Winter 2024 RS was disrupted by a notice to remove the Vice-President and a judge impeachment notice — neither passed, but both consumed the house. LS continued functioning. Same Parliament, same weeks, opposite outcomes.


How India Compares

Counting parliamentary sitting days across countries is harder than it looks — different countries measure different things. The chart below uses only verified primary-source figures, with methodology noted per row.

India’s 55 days is an average across a full 5-year term. Japan’s 150 days is calendar days the session is open, not necessarily plenary sittings. Germany and Canada figures are converted from sitting weeks (IPU data) — treating 1 week as 5 days.
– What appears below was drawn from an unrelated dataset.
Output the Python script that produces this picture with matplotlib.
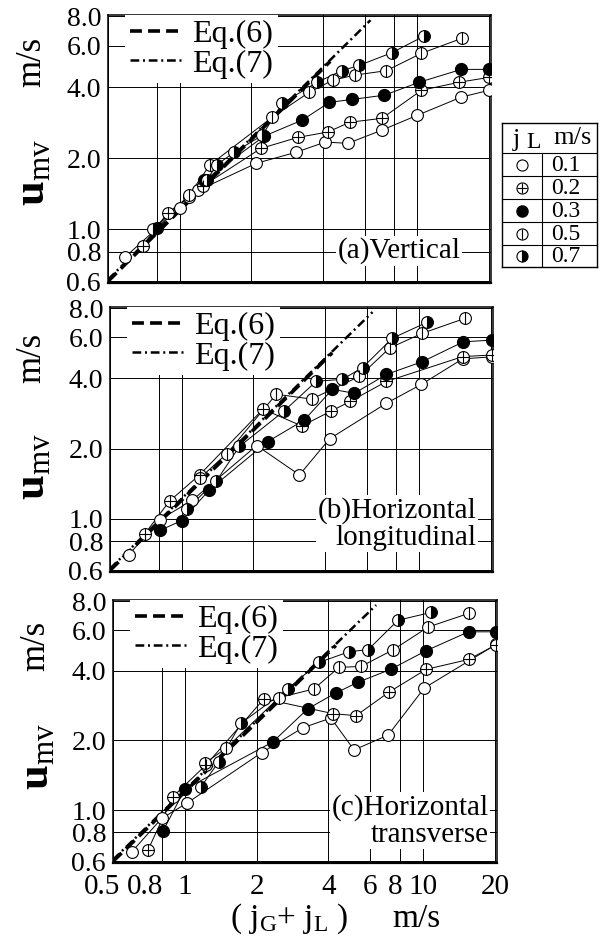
import matplotlib
matplotlib.use('Agg')
import matplotlib.pyplot as plt
import matplotlib.transforms as mtransforms
from matplotlib.lines import Line2D
from matplotlib.ticker import NullLocator

plt.rcParams['font.family'] = ['Liberation Serif', 'DejaVu Serif']
plt.rcParams['mathtext.fontset'] = 'custom'
plt.rcParams['mathtext.rm'] = 'Liberation Serif'
plt.rcParams['mathtext.it'] = 'Liberation Serif:italic'
plt.rcParams['mathtext.bf'] = 'Liberation Serif:bold'

# ---- data: (jG + jL) [m/s] vs u_mv [m/s] ----
jl_labels = ['0.1', '0.2', '0.3', '0.5', '0.7']

# (a) vertical
vert_j_01 = [0.59, 1.0, 1.1, 1.2, 2.1, 3.1, 4.1, 5.1, 7.1, 10.0, 15.3, 20.0]
vert_u_01 = [0.76, 1.23, 1.37, 1.46, 1.90, 2.12, 2.34, 2.31, 2.63, 3.04, 3.63, 3.88]
vert_j_02 = [0.70, 0.89, 1.25, 2.2, 3.15, 4.2, 5.2, 7.1, 10.4, 15.0, 20.0]
vert_u_02 = [0.85, 1.17, 1.52, 2.2, 2.45, 2.58, 2.84, 2.95, 3.88, 4.2, 4.4]
vert_j_03 = [0.80, 1.27, 2.27, 3.28, 4.27, 5.33, 7.27, 10.2, 15.3, 20.0]
vert_u_03 = [1.01, 1.61, 2.48, 2.90, 3.45, 3.55, 3.70, 4.20, 4.76, 4.76]
vert_j_05 = [1.1, 1.34, 2.45, 3.5, 4.4, 5.45, 7.4, 10.4, 15.4]
vert_u_05 = [1.4, 1.87, 2.98, 3.8, 4.28, 4.5, 4.7, 5.57, 6.45]
vert_j_07 = [0.77, 1.3, 1.43, 1.7, 2.23, 2.7, 3.8, 4.8, 5.7, 7.8, 10.7]
vert_u_07 = [1.0, 1.61, 1.87, 2.12, 2.5, 3.42, 4.2, 4.7, 4.95, 5.6, 6.6]

# (b) horizontal, longitudinal
long_j_01 = [0.60, 0.81, 1.11, 2.07, 3.13, 4.19, 7.27, 10.2, 15.2, 20.2]
long_u_01 = [0.70, 0.99, 1.20, 2.06, 1.54, 2.2, 3.13, 3.77, 4.85, 4.95]
long_j_02 = [0.70, 0.89, 1.19, 2.2, 3.2, 4.27, 5.13, 7.27, 15.2, 20.2]
long_u_02 = [0.86, 1.19, 1.54, 2.95, 2.5, 2.9, 3.19, 3.88, 4.96, 5.04]
long_j_03 = [0.81, 1.0, 1.31, 2.3, 3.28, 4.31, 5.33, 7.27, 10.3, 15.3, 20.2]
long_u_03 = [0.89, 0.98, 1.33, 2.14, 2.65, 3.59, 3.45, 4.16, 4.72, 5.74, 5.84]
long_j_05 = [1.2, 1.55, 2.5, 3.52, 5.6, 7.5, 10.3, 15.5]
long_u_05 = [1.5, 1.9, 3.42, 3.26, 4.08, 5.4, 6.25, 7.23]
long_j_07 = [1.05, 1.40, 1.75, 2.7, 3.69, 4.74, 5.77, 7.7, 10.8]
long_u_07 = [1.1, 1.45, 2.04, 2.9, 3.89, 3.96, 4.45, 5.95, 6.97]

# (c) horizontal, transverse
trans_j_01 = [0.60, 0.80, 1.02, 2.1, 3.13, 4.1, 5.13, 7.13, 10.1, 20.2]
trans_u_01 = [0.66, 0.92, 1.07, 1.77, 2.27, 2.5, 1.82, 2.11, 3.37, 5.2]
trans_j_02 = [0.70, 0.89, 1.23, 2.15, 4.2, 5.23, 7.2, 10.3, 15.5, 20.2]
trans_u_02 = [0.67, 1.14, 1.57, 3.03, 2.61, 2.56, 3.24, 4.06, 4.48, 5.18]
trans_j_03 = [0.81, 1.0, 2.34, 3.28, 4.3, 5.33, 7.3, 10.3, 15.5, 20.2]
trans_u_03 = [0.81, 1.23, 1.97, 2.74, 3.21, 3.57, 4.06, 4.89, 5.9, 5.9]
trans_j_05 = [1.22, 1.49, 2.48, 3.48, 4.43, 5.49, 7.5, 10.5, 15.6]
trans_u_05 = [1.6, 1.85, 3.06, 3.34, 4.14, 4.18, 4.94, 6.19, 7.1]
trans_j_07 = [1.17, 1.39, 1.72, 2.7, 3.66, 4.89, 5.88, 7.84, 10.8]
trans_u_07 = [1.26, 1.62, 2.37, 3.34, 4.35, 4.84, 4.94, 6.62, 7.16]

# correlation lines
eq6_j = [0.5, 4.3]
eq6_u = [0.6, 5.15]
eq7_j = [0.5, 6.35]
eq7_u = [0.61, 7.7]

x_ticks = [0.5, 0.8, 1, 2, 4, 6, 8, 10, 20]
x_ticklabels = ['0.5', '0.8', '1', '2', '4', '6', '8', '10', '20']
y_ticks = [0.6, 0.8, 1.0, 2.0, 4.0, 6.0, 8.0]
y_ticklabels = ['0.6', '0.8', '1.0', '2.0', '4.0', '6.0', '8.0']

W, H = 611, 942
fig = plt.figure(figsize=(W / 100, H / 100), dpi=100)


def box(l, t, r, b):
    return [l / W, 1 - b / H, (r - l) / W, (b - t) / H]


def draw_marks(ax, j, u, kind, ms=8.5, z=3):
    if kind == '0.3':
        ax.plot(j, u, 'o', ls='none', ms=ms, mfc='k', mec='k', zorder=z)
    elif kind == '0.7':
        ax.plot(j, u, 'o', ls='none', ms=ms, fillstyle='right', mfc='k',
                mfcalt='white', mec='k', mew=0.8, zorder=z)
    else:
        ax.plot(j, u, 'o', ls='none', ms=ms, mfc='white', mec='k', mew=0.8, zorder=z)
        if kind == '0.2':
            ax.plot(j, u, '+', ls='none', ms=ms * 0.95, mec='k', mew=0.8, zorder=z + 0.1)
        elif kind == '0.5':
            ax.plot(j, u, '|', ls='none', ms=ms * 0.95, mec='k', mew=0.8, zorder=z + 0.1)


dash6 = (0, (3.3, 1.7))
dash7 = (0, (3.5, 1.5, 0.8, 1.5))

panels = [
    (box(108, 15, 491, 283), [(vert_j_01, vert_u_01), (vert_j_02, vert_u_02), (vert_j_03, vert_u_03),
                              (vert_j_05, vert_u_05), (vert_j_07, vert_u_07)],
     '(a)Vertical', (8.4, 0.81), 'center', (32, 62), (33, 173)),
    (box(110, 307, 493, 572), [(long_j_01, long_u_01), (long_j_02, long_u_02), (long_j_03, long_u_03),
                               (long_j_05, long_u_05), (long_j_07, long_u_07)],
     '(b)Horizontal\nlongitudinal', (17.4, 0.95), 'right', (32, 358), (33, 467)),
    (box(113, 600, 497, 863), [(trans_j_01, trans_u_01), (trans_j_02, trans_u_02), (trans_j_03, trans_u_03),
                               (trans_j_05, trans_u_05), (trans_j_07, trans_u_07)],
     '(c)Horizontal\ntransverse', (18.8, 0.90), 'right', (36, 646), (37, 757)),
]

# horizontal nudges (points) of crowded x tick labels
x_label_shift = [-8, -12, 0, 0, 0, 0, -3.5, 0, 0]

for k, (pos, series, label, label_xy, label_ha, ms_xy, u_xy) in enumerate(panels):
    ax = fig.add_axes(pos)
    ax.set_xscale('log')
    ax.set_yscale('log')
    ax.set_xlim(0.5, 20.4)
    ax.set_ylim(0.59, 8.1)
    ax.set_xticks(x_ticks)
    ax.set_yticks(y_ticks)
    ax.xaxis.set_minor_locator(NullLocator())
    ax.yaxis.set_minor_locator(NullLocator())
    ax.set_yticklabels(y_ticklabels, fontsize=20)
    ax.set_xticklabels([])
    if k == 2:
        for xv, lab, dx in zip(x_ticks, x_ticklabels, x_label_shift):
            tr = ax.get_xaxis_transform() + mtransforms.ScaledTranslation(
                dx / 72, -8 / 72, fig.dpi_scale_trans)
            ax.text(xv, 0, lab, transform=tr, ha='center', va='top', fontsize=21)
    ax.tick_params(length=0, pad=5)
    ax.grid(True, color='k', lw=0.7)
    ax.set_axisbelow(True)
    for s in ax.spines.values():
        s.set_linewidth(1.1)
    ax.spines['bottom'].set_linewidth(1.6)

    for (j, u), kind in zip(series, jl_labels):
        ax.plot(j, u, '-', color='k', lw=0.7, zorder=2)
        draw_marks(ax, j, u, kind)

    ax.plot(eq6_j, eq6_u, color='k', lw=2.6, ls=dash6, zorder=2.5)
    ax.plot(eq7_j, eq7_u, color='k', lw=1.8, ls=dash7, zorder=2.5)

    h6 = Line2D([], [], color='k', lw=2.6, ls=dash6)
    h7 = Line2D([], [], color='k', lw=1.8, ls=dash7)
    leg = ax.legend([h6, h7], ['Eq.(6)', 'Eq.(7)'], loc='upper left',
                    bbox_to_anchor=(0.044, 1.0), borderaxespad=0, borderpad=0.15,
                    fontsize=23, handlelength=1.7, handletextpad=0.25,
                    labelspacing=0.0, frameon=True, fancybox=False,
                    framealpha=1, facecolor='white', edgecolor='none')
    leg.set_zorder(6)

    ax.text(label_xy[0], label_xy[1], label, ha=label_ha, va='center',
            multialignment=label_ha, fontsize=21, linespacing=1.05, zorder=7,
            bbox=dict(facecolor='white', edgecolor='none', pad=1))

    fig.text(ms_xy[0] / W, 1 - ms_xy[1] / H, 'm/s', rotation=90,
             ha='center', va='center', fontsize=25)
    fig.text(u_xy[0] / W, 1 - u_xy[1] / H, r'$\mathbf{u}_{\mathrm{mv}}$', rotation=90,
             ha='center', va='center', fontsize=32)

# x axis label
fig.text(230 / W, 1 - 927 / H, r'( $\mathrm{j}_{\mathrm{G}}$+ $\mathrm{j}_{\mathrm{L}}$ )',
         ha='left', va='baseline', fontsize=24)
fig.text(392 / W, 1 - 927 / H, 'm/s', ha='left', va='baseline', fontsize=24)

# j_L key table
tab = fig.add_axes(box(502, 123, 597, 267))
tab.set_xlim(0, 95)
tab.set_ylim(144, 0)
tab.set_xticks([])
tab.set_yticks([])
for s in tab.spines.values():
    s.set_linewidth(1.0)
row_edges = [30, 53, 76, 99, 122, 144]
for y in row_edges[:-1]:
    tab.plot([0, 95], [y, y], color='k', lw=0.8)
tab.plot([40, 40], [30, 144], color='k', lw=0.8)
tab.text(14, 17, 'j', ha='center', va='center', fontsize=19)
tab.text(32, 19, 'L', ha='center', va='center', fontsize=17)
tab.text(71, 15, 'm/s', ha='center', va='center', fontsize=19)
for i, lab in enumerate(jl_labels):
    yc = (row_edges[i] + row_edges[i + 1]) / 2
    draw_marks(tab, [20], [yc], lab, ms=8)
    tab.text(64, yc + 1, lab, ha='center', va='center', fontsize=17)

fig.savefig('out.png', dpi=100)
The comparison is directionally valid, not exact.


The Data

Every fact in this post is traceable to a primary source. Nothing is approximate.

Primary sources used:

Claim Source URL
Both 2025 sessions — all figures PRS Legislative Research prsindia.org/parliamenttrack/vital-stats
2025 session productivity (govt figures) Press Information Bureau pib.gov.in
17th LS aggregate statistics PRS Legislative Research prsindia.org/parliamenttrack/vital-stats/functioning-of-the-17th-lok-sabha
Year-wise sitting days 1952–2022 Ministry of Parliamentary Affairs Statistical Handbook 2023 mpa.gov.in (PDF, Table 3)
Sitting days 2023–24 Ministry of Parliamentary Affairs dataset #45 data.gov.in (via dataful.in/datasets/45)
Australia 67 days/year since 1901 Parliament of Australia, Practice7 aph.gov.au
Japan 150-day ordinary session IPU / Wikipedia citing official data.ipu.org, en.wikipedia.org/wiki/National_Diet
Canada ~27 sitting weeks/year IPU Parline data.ipu.org/parliament/CA
Germany ≥20 sitting weeks/year IPU Parline data.ipu.org/parliament/DE
UK 2022–24 session sitting days UK Parliament recess dates page parliament.uk

What this post does not claim: All figures cited from secondary sources that cite PRS (e.g., The Week, Drishti IAS) are excluded from visualizations — only direct primary source fetches are used. Session productivity % for Monsoon 2020 and Special 2023 are unavailable (PRS pages returned 404).